__STATED GOAL__
Exactly the lines from the start of the data below through the line that contains "labelPadding=8, domainWidth=1.5, tickWidth=1.2))" are to be copied, with pictures left out.

__DATA BLOCK__
>> start

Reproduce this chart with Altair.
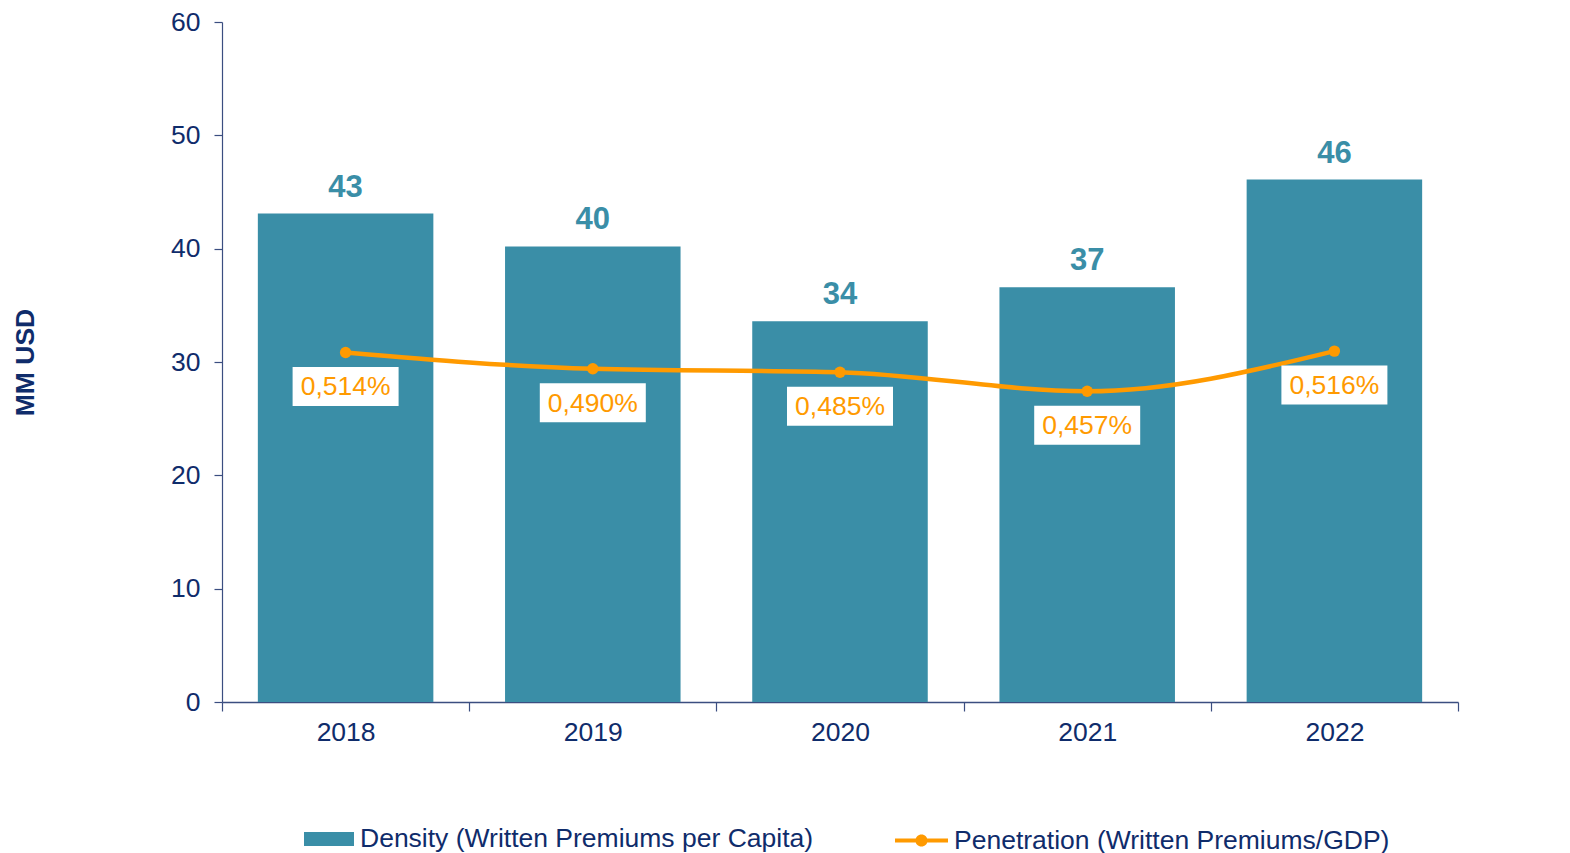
import altair as alt
import pandas as pd

years = ["2018", "2019", "2020", "2021", "2022"]
density = [43.1, 40.2, 33.6, 36.6, 46.1]
penetration = [0.514, 0.490, 0.485, 0.457, 0.516]
density_name = "Density (Written Premiums per Capita)"
penetration_name = "Penetration (Written Premiums/GDP)"

df = pd.DataFrame({
    "year": years,
    "density": density,
    "pen": penetration,
    "s1": density_name,
    "s2": penetration_name,
})

TEAL = "#3A8EA7"
ORANGE = "#FF9A00"
NAVY = "#0F2C6B"
AXIS = "#3B4E80"
FONT = "Liberation Sans"
FS = 26.5

x = alt.X("year:N", title=None,
          scale=alt.Scale(paddingInner=0, paddingOuter=0),
          axis=alt.Axis(labelAngle=0, labelFontSize=FS, labelColor=NAVY, labelFont=FONT,
                        domainColor=AXIS, tickColor=AXIS, tickSize=9, tickBand="extent",
                        labelPadding=8, domainWidth=1.5, tickWidth=1.2))

yl = alt.Y("density:Q", title="MM USD",
           scale=alt.Scale(domain=[0, 60]),
           axis=alt.Axis(values=[0, 10, 20, 30, 40, 50, 60], grid=False,
                         labelFontSize=FS, labelColor=NAVY, labelFont=FONT,
                         domainColor=AXIS, tickColor=AXIS, tickSize=8, labelPadding=14,
                         domainWidth=1.2, tickWidth=1.2,
                         titleFont=FONT, titleFontSize=FS, titleFontWeight="bold",
                         titleColor=NAVY, titleX=-197, titleY=340, titleAngle=270,
                         titleBaseline="middle"))

bars = alt.Chart(df).mark_bar(opacity=1, width=alt.RelativeBandSize(0.71)).encode(
    x=x, y=yl,
    fill=alt.Fill("s1:N", scale=alt.Scale(domain=[density_name], range=[TEAL]),
                  legend=alt.Legend(title=None, orient="none", legendX=82, legendY=792,
                                    symbolType="M-1,-0.28H1V0.28H-1Z", symbolSize=2500,
                                    symbolStrokeWidth=0, labelFontSize=FS, labelColor=NAVY,
                                    labelFont=FONT, labelOffset=6, symbolOpacity=1,
                                    labelLimit=800)),
)

bar_labels = alt.Chart(df).mark_text(
    fontSize=31, fontWeight="bold", color=TEAL, font=FONT, baseline="alphabetic", dy=-17
).encode(x=x, y=alt.Y("density:Q"), text=alt.Text("density:Q", format=".0f"))

yr = alt.Y("pen:Q", title=None,
           scale=alt.Scale(domain=[0, 1.0]),
           axis=alt.Axis(orient="right", values=[0, 0.2, 0.4, 0.6, 0.8, 1.0], grid=False,
                         labelExpr="replace(format(datum.value, '.2f'), '.', ',') + '%'",
                         labelFontSize=FS, labelColor=NAVY, labelFont=FONT,
                         domainColor=AXIS, tickColor=AXIS, tickSize=8, labelPadding=4,
                         domainWidth=1.2, tickWidth=1.2))

line = alt.Chart(df).mark_line(color=ORANGE, strokeWidth=4.5, interpolate="monotone").encode(
    x=x, y=yr)

points = alt.Chart(df).mark_point(filled=True, size=130, opacity=1, shape="circle").encode(
    x=x, y=alt.Y("pen:Q", axis=None),
    fill=alt.Fill("s2:N", scale=alt.Scale(domain=[penetration_name], range=[ORANGE]),
                  legend=alt.Legend(title=None, orient="none", legendX=673, legendY=792,
                                    symbolType="M-1,-0.075H1V0.075H-1Z M-0.23,0A0.23,0.23 0 1,1 0.23,0A0.23,0.23 0 1,1 -0.23,0Z",
                                    symbolSize=2809, symbolStrokeWidth=0, labelFontSize=FS,
                                    labelColor=NAVY, labelFont=FONT, labelOffset=6,
                                    symbolOpacity=1, labelLimit=800)),
)

boxes = alt.Chart(df).mark_point(
    shape="M-1,-0.368H1V0.368H-1Z", size=11236, filled=True, fill="white",
    opacity=1, strokeWidth=0, yOffset=34
).encode(x=x, y=alt.Y("pen:Q", axis=None))

pen_text = alt.Chart(df).transform_calculate(
    lbl="replace(format(datum.pen, '.3f'), '.', ',') + '%'"
).mark_text(fontSize=FS, color=ORANGE, font=FONT, baseline="middle", dy=35).encode(
    x=x, y=alt.Y("pen:Q", axis=None), text="lbl:N")

left = alt.layer(bars, bar_labels)
right = alt.layer(line, points, boxes, pen_text)

chart = alt.layer(left, right).resolve_scale(
    y="independent", fill="independent"
).resolve_legend(fill="independent").properties(
    width=1236, height=680,
    autosize=alt.AutoSizeParams(type="none"),
    padding={"left": 214, "top": 14, "right": 100, "bottom": 151},
).configure_view(stroke=None).configure_axis(grid=False)

chart.save("out.html", embed_options={"renderer": "svg", "actions": False})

>> end

__RIGHT ANSWER__
Reproduce this chart with Altair.
import altair as alt
import pandas as pd

years = ["2018", "2019", "2020", "2021", "2022"]
density = [43.1, 40.2, 33.6, 36.6, 46.1]
penetration = [0.514, 0.490, 0.485, 0.457, 0.516]
density_name = "Density (Written Premiums per Capita)"
penetration_name = "Penetration (Written Premiums/GDP)"

df = pd.DataFrame({
    "year": years,
    "density": density,
    "pen": penetration,
    "s1": density_name,
    "s2": penetration_name,
})

TEAL = "#3A8EA7"
ORANGE = "#FF9A00"
NAVY = "#0F2C6B"
AXIS = "#3B4E80"
FONT = "Liberation Sans"
FS = 26.5

x = alt.X("year:N", title=None,
          scale=alt.Scale(paddingInner=0, paddingOuter=0),
          axis=alt.Axis(labelAngle=0, labelFontSize=FS, labelColor=NAVY, labelFont=FONT,
                        domainColor=AXIS, tickColor=AXIS, tickSize=9, tickBand="extent",
                        labelPadding=8, domainWidth=1.5, tickWidth=1.2))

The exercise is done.